Wednesday, August 30, 2017 8:55 AM / BMI
BMI View: Swaziland's real GDP growth will return to positive territory in 2017 on the back of recovering agriculture output, but the good news for the economy ends there. Weak growth in neighbouring South Africa will weigh on fiscal spending and export growth while higher inflation in Swaziland than in South Africa will erode the purchasing power of fiscal revenues and exacerbate weak South African demand for Swaziland's exports.
Although Swaziland's economy will return to positive growth in 2017 as the agriculture sector sees improved weather conditions, the economy will continue to face significant challenges over the coming quarters. We are forecasting that real GDP growth will remain below 1.5% in both 2017 and 2018.
Weak growth in South Africa will weigh on revenues from the South African Customs Union (SACU) which will constrain Swazi fiscal spending while South African demand for Swazi exports will also be tepid. Matters will be made worse as Swaziland's inflation remains higher than that of South Africa, weighing on the real value of SACU revenues and exacerbating weak South African demand for exports.

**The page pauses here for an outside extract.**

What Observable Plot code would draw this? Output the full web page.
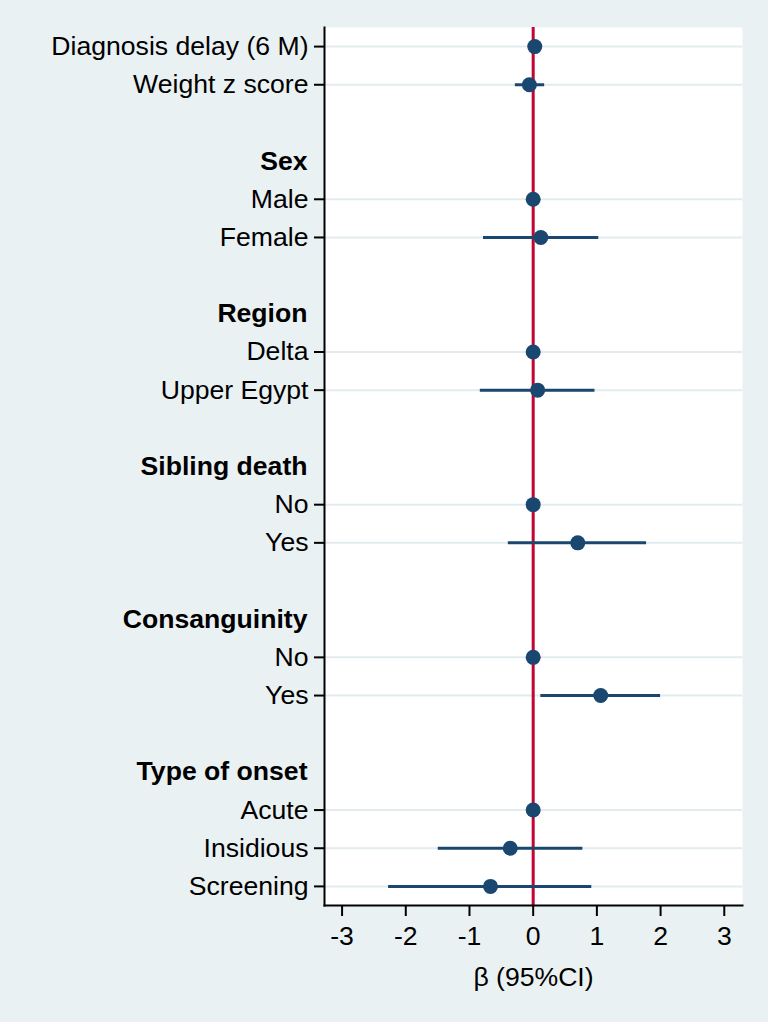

SACU Declines Will Weigh Heavily On The Economy
Swaziland's real GDP growth will scrape back into positive territory in 2017 on the back of recovering agricultural output. Indeed, farming output fell sharply in 2016 on the back of a severe drought, but is set to improve in 2017 as rains return. Production of sugarcane, the country's main crop, fell by 15% in 2016 but is forecast by the US Department of Agriculture to rise by 17% in 2017.
However, a range of factors will continue to buffet economic activity. Chief among these will be continued falls in revenues from SACU, a common excise and tariff area that includes South Africa, Botswana, Namibia, Lesotho and Swaziland. All customs and excise collected in the union are pooled by the South African Revenue Service and then disbursed to member states according to a revenue-sharing formula, with Swaziland's share of this income traditionally accounting for just under half of government revenues.
The total SACU intake depends largely on the performance of the South Africa economy with a slowdown in South African real GDP growth typically being followed by weaker SACU inflows over the next one-to-two years. For example, South Africa's economic contraction in the aftermath of the global financial crisis led to sharp falls in SACU revenues received by Swaziland in the 2010/11 and 2011/12 fiscal years.
With the South African economy slowing steadily over the last several years and set to remain weak (see 'Economic Stagnation Ahead', June 27), we believe that SACU revenues received by Swaziland will continue to decline over the next two years.
Weak growth in South Africa will also weigh on demand for Swaziland's exports given that over half of these, which are largely comprised of textiles, sugarcane and sugar-derived soft drink concentrates, end up in the larger neighbour.
Inflation Differential Will Exacerbate Headwinds
Headwinds from weak fiscal revenues and export demand will be exacerbated by the fact that inflation in Swaziland is set to remain above that of South Africa over the next two years on the back of still-high food prices and rising fuel and electricity costs. The Swazi lilangeni is pegged one-to-one to the South African rand and so the local currency value of SACU revenues will not fluctuate on currency movements but its purchasing power in Swaziland will be eroded more quickly if Swazi inflation is higher than in South Africa.
Similarly for exports, although currency fluctuations will not play a part, higher inflation in Swaziland than in South Africa will increase the rand cost of those exports, which will weigh on demand. As such, relatively elevated inflation in Swaziland will not only weigh on purchasing power of households but also on the real value of fiscal revenues and on exports which will provide an additional headwind to the Swazi economy.